We Won’t Even Watch For Free
I’m not yet sure who writes the blog “Stupid is Winning”, but whomever it is – there are lots of interesting and compelling ideas there (If anyone does know who writes that, pass it on).
Today, I came across “In 2013 Google, Apple and Valve will kill piracy” and, while I didn’t agree with all of it – there was an amazing passage I hadn’t seen touched on elsewhere:
The way I consume media today is very different. Movies and tv shows have become radio with an optional picture that I’m only going to devote my full attention to if it’s something great. That’s what makes going to the cinema so awesome for me, a rare 2 – 3 hour block of being completely focused on a movie when I literally won’t even watch most movies for free.
That’s so true for so many people now, who have cut off the older, more traditional forms of media. People are now much more distracted and have many more available formats and devices with which to watch movies or TV. The idea of going to see a movie in a theatre is changing from “The atmosphere and experience” into an idea of “being captive” to what we’re watching. The more immersive, higher-quality, the better. Perhaps this time, more than any other, entertainers are tasked with breaking through the noise by making higher quality content or confusing us.

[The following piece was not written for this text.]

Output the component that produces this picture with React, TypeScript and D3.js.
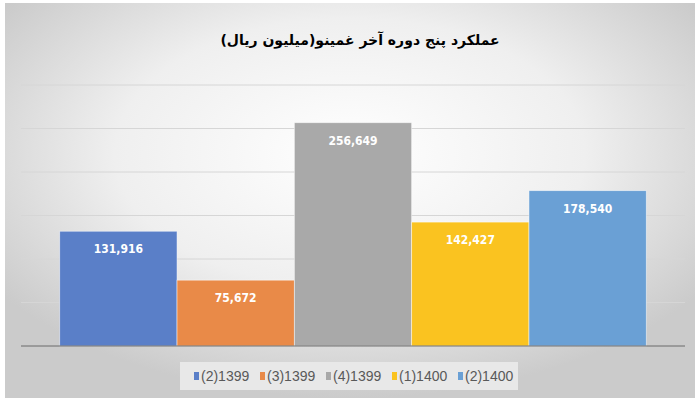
import React from 'react';
import * as d3 from 'd3';

const title = 'عملکرد پنج دوره آخر غمینو(میلیون ریال)';
const periods = ['(2)1399', '(3)1399', '(4)1399', '(1)1400', '(2)1400'];
const values = [131916, 75672, 256649, 142427, 178540];
const colors = ['#5a7fc8', '#e98a48', '#a9a9a9', '#fac320', '#6aa0d5'];
const yTicks = [0, 50000, 100000, 150000, 200000, 250000, 300000];

const width = 700;
const height = 400;
const plot = { left: 21, right: 685, top: 85, bottom: 346 };

export default function App() {
  const x = d3.scaleBand<string>()
    .domain(periods)
    .range([plot.left, plot.right])
    .paddingInner(0)
    .paddingOuter(0.33);

  const y = d3.scaleLinear()
    .domain([0, 300000])
    .range([plot.bottom, plot.top]);

  const fmt = d3.format(',');

  // legend layout
  const legendX = 194;
  const legendStep = 66;

  return (
    <div style={{ position: 'absolute', left: 0, top: 0 }}>
      <svg width={width} height={height} style={{ display: 'block' }}>
        <defs>
          <radialGradient id="bg" cx="50%" cy="38%" r="62%">
            <stop offset="0%" stopColor="#ffffff" />
            <stop offset="55%" stopColor="#efefef" />
            <stop offset="100%" stopColor="#cbcbcb" />
          </radialGradient>
        </defs>
        <rect x={0} y={0} width={width} height={height} fill="#ffffff" />
        <rect x={5} y={3} width={690} height={395} fill="url(#bg)" />

        <text
          x={360}
          y={45}
          textAnchor="middle"
          direction="rtl"
          fontFamily="DejaVu Sans, sans-serif"
          fontWeight="bold"
          fontSize={14}
          fill="#000"
        >
          {title}
        </text>

        {/* gridlines */}
        {yTicks.slice(1).map(t => (
          <line
            key={t}
            x1={plot.left}
            x2={plot.right}
            y1={y(t)}
            y2={y(t)}
            stroke="#d6d6d6"
            strokeWidth={1}
          />
        ))}

        {/* bars */}
        {periods.map((p, i) => (
          <g key={p}>
            <rect
              x={x(p)}
              y={y(values[i])}
              width={x.bandwidth()}
              height={plot.bottom - y(values[i])}
              fill={colors[i]}
              stroke="#ffffff"
              strokeOpacity={0.6}
              strokeWidth={0.8}
            />
            <text
              x={(x(p) ?? 0) + x.bandwidth() / 2}
              y={y(values[i]) + 22}
              textAnchor="middle"
              fontFamily="DejaVu Sans Condensed, Liberation Sans Narrow, Arial, sans-serif"
              fontStretch="condensed"
              fontWeight="bold"
              fontSize={12}
              fill="#ffffff"
            >
              {fmt(values[i])}
            </text>
          </g>
        ))}

        {/* baseline */}
        <line
          x1={plot.left}
          x2={plot.right}
          y1={plot.bottom}
          y2={plot.bottom}
          stroke="#6b6b6b"
          strokeWidth={1}
        />

        {/* legend */}
        <rect x={180} y={362} width={338} height={28} fill="#e8e8e8" />
        {periods.map((p, i) => (
          <g key={p} transform={`translate(${legendX + i * legendStep},376)`}>
            <rect x={0} y={-4} width={5} height={8} fill={colors[i]} />
            <text
              x={7}
              y={5}
              fontFamily="Liberation Sans, Arial, sans-serif"
              fontSize={14}
              fill="#595959"
            >
              {p}
            </text>
          </g>
        ))}
      </svg>
    </div>
  );
}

To many, having near unlimited access to movies and television means skipping most – even if they’re free.
This made me think of the now-torn-down Cineplex movie theatre that was in the Eaton Center through the 1980s. They had the worst, smallest, most unimpressive theatres of any I had ever seen. But, it was full of teens out for the experience of seeing something and perhaps finding a gathering place in a mall. That theatre would be empty today.